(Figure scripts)
-- Start --
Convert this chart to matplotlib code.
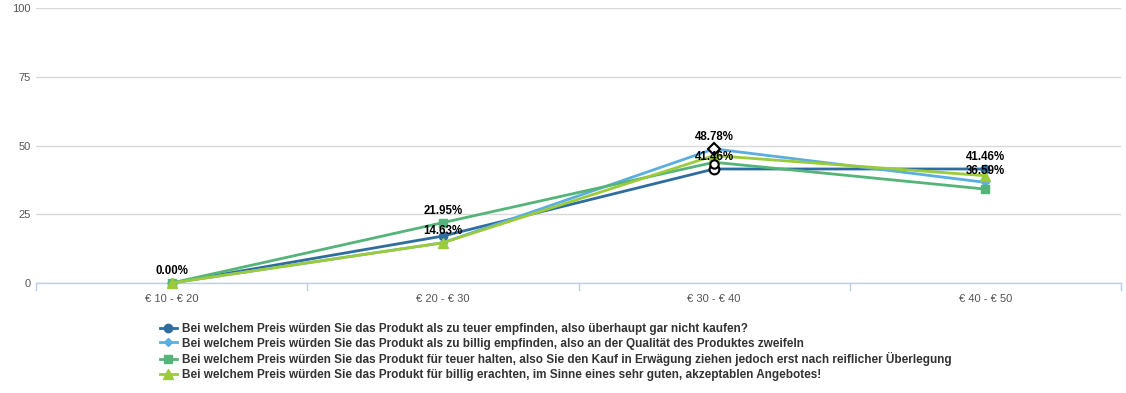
import matplotlib
matplotlib.use("Agg")
import matplotlib.pyplot as plt
from matplotlib.lines import Line2D

plt.rcParams['font.family'] = ['Liberation Sans', 'DejaVu Sans']

categories = ["€ 10 - € 20", "€ 20 - € 30", "€ 30 - € 40", "€ 40 - € 50"]
series_names = [
    "Bei welchem Preis würden Sie das Produkt als zu teuer empfinden, also überhaupt gar nicht kaufen?",
    "Bei welchem Preis würden Sie das Produkt als zu billig empfinden, also an der Qualität des Produktes zweifeln",
    "Bei welchem Preis würden Sie das Produkt für teuer halten, also Sie den Kauf in Erwägung ziehen jedoch erst nach reiflicher Überlegung",
    "Bei welchem Preis würden Sie das Produkt für billig erachten, im Sinne eines sehr guten, akzeptablen Angebotes!",
]
too_expensive = [0.0, 17.07, 41.46, 41.46]
too_cheap = [0.0, 14.63, 48.78, 36.59]
expensive = [0.0, 21.95, 43.90, 34.15]
cheap = [0.0, 14.63, 46.34, 39.02]
yticks = [0, 25, 50, 75, 100]

# data labels: (category index, value)
label_points = [(0, 0.0), (1, 21.95), (1, 14.63), (2, 48.78), (2, 41.46), (3, 41.46), (3, 36.59)]

colors = ["#2e6d9e", "#5aaee0", "#55b47a", "#9ccb3a"]
markers = ["o", "D", "s", "^"]
msizes = [6, 4.5, 6, 6.5]
all_series = [too_expensive, too_cheap, expensive, cheap]

W, H = 1126, 393
fig = plt.figure(figsize=(W / 100, H / 100), dpi=100)
ax = fig.add_axes([36 / W, 1 - 283 / H, (1121 - 36) / W, (283 - 8) / H])

x = list(range(len(categories)))
handles = []
for vals, c, m, ms, name in zip(all_series, colors, markers, msizes, series_names):
    ax.plot(x, vals, color=c, lw=2, marker=m, ms=ms, mec=c, mfc=c, zorder=3, clip_on=False)
    handles.append(Line2D([0], [0], color=c, lw=2, marker=m, ms=ms, mfc=c, mec=c))

# hover highlight markers at third category
ax.plot([2], [too_cheap[2]], marker="D", ms=6, mfc="white", mec="black", mew=1.5, zorder=5, ls="none")
ax.plot([2], [too_expensive[2]], marker="o", ms=7, mfc="white", mec="black", mew=1.5, zorder=5, ls="none")
ax.plot([2], [expensive[2] - 0.5], marker="o", ms=6, mfc="white", mec="black", mew=1.5, zorder=5, ls="none")

for xi, v in label_points:
    ax.annotate(f"{v:.2f}%", (xi, v), xytext=(0, 4), textcoords="offset points",
                ha="center", va="bottom", fontsize=8.3, fontweight="bold", color="black", zorder=6)

ax.set_xlim(-0.5, len(categories) - 0.5)
ax.set_ylim(0, 100)
ax.set_yticks(yticks)
ax.set_yticklabels([str(t) for t in yticks], fontsize=8, color="#555555")
ax.yaxis.grid(True, color="#d8d8d8", lw=1)
ax.set_axisbelow(True)
ax.tick_params(axis="y", length=0, pad=4)

ax.set_xticks(x)
ax.set_xticklabels(categories, fontsize=8, color="#555555")
ax.tick_params(axis="x", length=0, pad=8)
for b in [i + 0.5 for i in range(-1, len(categories))]:
    ax.plot([b, b], [0, -2.7], color="#c0d0e0", lw=1, clip_on=False, zorder=1)

for s in ["top", "right", "left"]:
    ax.spines[s].set_visible(False)
ax.spines["bottom"].set_color("#c0d0e0")
ax.spines["bottom"].set_linewidth(1)

leg = fig.legend(handles, series_names, loc="upper left", bbox_to_anchor=(160 / W, 1 - 323 / H),
                 frameon=False, prop={"size": 8.5, "weight": "bold"}, handlelength=1.4,
                 handletextpad=0.45, labelspacing=0.22, borderaxespad=0, borderpad=0)
for t in leg.get_texts():
    t.set_color("#333333")

fig.savefig("out.png", dpi=100)
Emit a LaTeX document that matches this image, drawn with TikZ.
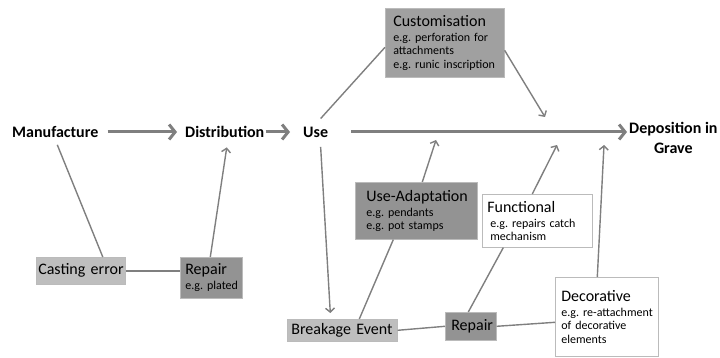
\documentclass[tikz,border=0pt]{standalone}
\usepackage{fontspec}
\setmainfont{Carlito}
\usetikzlibrary{arrows.meta}
\definecolor{linegray}{HTML}{7F7F7F}
\definecolor{boxline}{HTML}{BBBBBB}
\definecolor{lightfill}{HTML}{BEBEBE}
\definecolor{midfill}{HTML}{A0A0A0}
\definecolor{darkfill}{HTML}{939393}
\newcommand\titlefont{\fontsize{16}{19}\selectfont}
\newcommand\notefont{\fontsize{12}{13.4}\selectfont}
\tikzset{
	stage/.style={anchor=west, inner sep=0pt, font=\bfseries\titlefont},
	box/.style={draw=boxline, line width=0.6pt, anchor=north west, align=left, inner xsep=5pt, inner ysep=0pt, font=\notefont, text=black,
		execute at begin node={\frenchspacing\hyphenpenalty=10000\exhyphenpenalty=10000\rightskip=-8pt plus 1fil\relax}},
	link/.style={draw=linegray, line width=1.4pt},
	thinarrow/.style={link, -{Straight Barb[length=4pt,width=9pt]}},
	mainarrow/.style={draw=linegray, line width=3pt, -{Straight Barb[length=6pt,width=15pt]}}
}

\begin{document}
\begin{tikzpicture}[x=1pt, y=-1pt]
		%%%%% START %%%%%
		\useasboundingbox (0,0) rectangle (720,358);
		
		\node[stage] (man) at (12,132) {Manufacture};
		\node[stage] (dist) at (185,132) {Distribution};
		\node[stage] (use) at (303,132) {Use};
		\node[stage, align=center, font=\bfseries\fontsize{16}{20}\selectfont] (dep) at (629,138) {Deposition in\\Grave};
		
		\node[box, fill=midfill, inner xsep=8pt, text width=103pt, minimum height=69pt] (cust) at (385,8) {{\titlefont Customisation}\\[1.6pt]e.g. perforation for\\attachments\\e.g. runic inscription};
		\node[box, fill=darkfill, inner xsep=11pt, text width=100pt, minimum height=57pt] (ua) at (355,182) {{\titlefont Use-Adaptation}\\[1.6pt]e.g. pendants\\e.g. pot stamps};
		\node[box, fill=white, inner xsep=5pt, text width=100pt, minimum height=53pt] (func) at (482,194) {{\titlefont Functional}\\[1.6pt]\hspace*{3pt}e.g. repairs catch\\\hspace*{3pt}mechanism};
		\node[box, fill=white, inner xsep=6pt, text width=91pt, minimum height=79pt] (deco) at (555,277) {{\titlefont Decorative}\\[1.6pt]e.g. re-attachment\\of decorative\\elements};
		
		\node[box, fill=lightfill, inner xsep=2pt, text width=85pt, minimum height=27pt, font=\titlefont] (cast) at (36,257) {Casting error};
		\node[box, fill=darkfill, inner xsep=5pt, text width=52pt, minimum height=41pt] (rep1) at (180,257) {{\titlefont Repair}\\[1.6pt]e.g. plated};
		\node[box, fill=lightfill, inner xsep=4pt, text width=102pt, minimum height=22pt, font=\titlefont] (brk) at (287,319) {Breakage Event};
		\node[box, fill=darkfill, inner xsep=6pt, text width=39pt, minimum height=28pt, font=\titlefont] (rep2) at (445,312) {Repair};
		
		\coordinate (custtip) at (545,117);
		\coordinate (uatip) at (436,140);
		\coordinate (functip) at (557,145);
		\coordinate (decotip) at (604,145);
		
		% main line
		\draw[mainarrow, shorten <=9pt, shorten >=8pt] (man.east) -- (dist.west);
		\draw[mainarrow, shorten <=1pt, shorten >=13pt] (dist.east) -- (use.west);
		\draw[mainarrow, shorten <=23pt, shorten >=2pt] (use.east) -- (use.east -| dep.west);
		
		% manufacture side
		\draw[link] ([xshift=2pt,yshift=-7pt]man.south) -- ([xshift=22pt]cast.north);
		\draw[link] (cast.east) -- (cast.east -| rep1.west);
		\draw[thinarrow] ([xshift=-1pt]rep1.north) -- ([xshift=2pt,yshift=-9.5pt]dist.south);
		
		% use side
		\draw[link] ([xshift=5pt,yshift=8pt]use.north) -- ([yshift=-4.5pt]cust.west);
		\draw[thinarrow] ([yshift=-7.5pt]cust.east) -- (custtip);
		\draw[thinarrow] ([xshift=5pt,yshift=-9.5pt]use.south) -- ([xshift=-12pt,yshift=6pt]brk.north);
		\draw[link] ([xshift=17pt]brk.north) -- ([xshift=-23pt]ua.south);
		\draw[thinarrow] ([xshift=6pt]ua.north) -- (uatip);
		\draw[link] (brk.east) -- (rep2.west);
		\draw[link] (rep2.east) -- ([yshift=-5.5pt]deco.west);
		\draw[link] ([xshift=-2.5pt]rep2.north) -- ([xshift=-34pt]func.south);
		\draw[thinarrow] ([xshift=-5pt]func.north) -- (functip);
		\draw[thinarrow] ([xshift=-9.5pt]deco.north) -- (decotip);
		
		%%%%% END %%%%%
	\end{tikzpicture}
\end{document}
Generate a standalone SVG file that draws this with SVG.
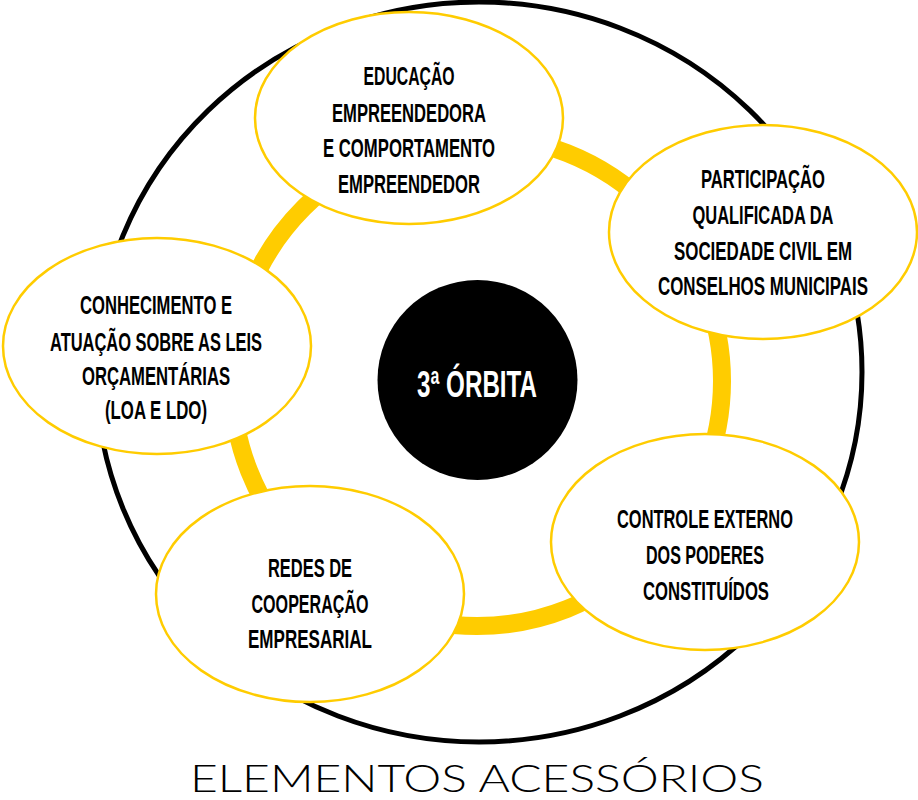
-- End --
THE REQUEST | Give back exactly the lines from the top of the records to the line containing "plt.rcParams['font.family'] = ['Liberation", both included, and no pictures.

FINAL RESULT |
Convert this chart to matplotlib code.
import matplotlib
matplotlib.use("Agg")
import matplotlib.pyplot as plt
from matplotlib.lines import Line2D

plt.rcParams['font.family'] = ['Liberation Sans', 'DejaVu Sans']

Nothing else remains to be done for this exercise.